Tags
Catholic, Incomprehensible, Mary, May, mystery, ocean, Sea, snow, spring, Star of the Sea, winter
Today is the first of May. A familiar time for someone who grew up in New York disliking winter with its 10-foot piles of snow, the dirty frozen kind you fall on as you’re walking to school and cut your knees on. Come spring, save us from stiff fingers and toes while we’re locked out of the house and snow angels are for people who can breathe and laugh and run in this dry scene, not the rest of us gasping for air.
Welcome, May, a doorway to peace, winter not so far behind, a time for skin to relax and receive heat without fear. I grew up in echoey castles devoted to candles and hymns and discipline. I wanted so much to taste the beef broth that was simmering in the halls when we walked from here to there. In May we went outside and crowned a plaster statue with living flowers and prayed to her, that was somehow supposed to relieve me of the passion and suffering, the bleeding torture and death of the christ we experienced year after year?

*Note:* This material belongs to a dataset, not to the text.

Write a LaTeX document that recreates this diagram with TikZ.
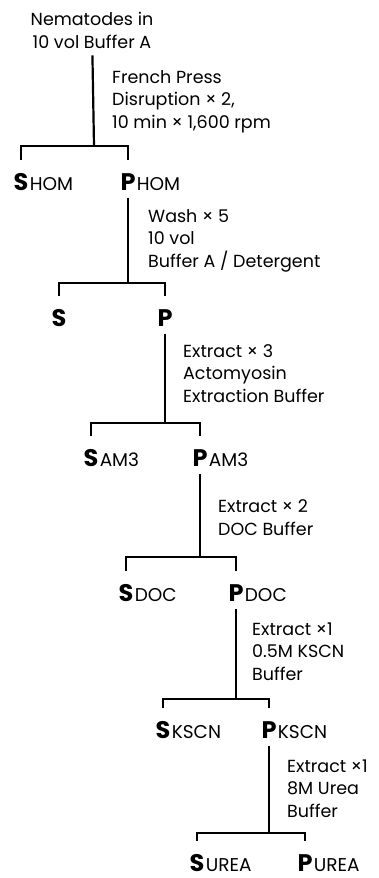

My kindest memory of May was a prayer when someone said Mary was the Star of the Sea. I do not know why this went down into me and kept me and held me. Mostly I felt strange to honor a plaster thing in white and blue robes or nearly naked on a bloody cross. All my young being asked what exactly am I doing here and why does this feel so strange honoring a thing with things when what we are feeling is incomprehensible?
Today I recall hearing the prayer that mentions Mary Star of the Sea. I appreciate and approve that devotion though I have never been. The sea is incomprehensible, a dangerous mystery to me, and perhaps I will never comprehend. I feel closer to the mystery outside of me because moonlight and sunrise. The End.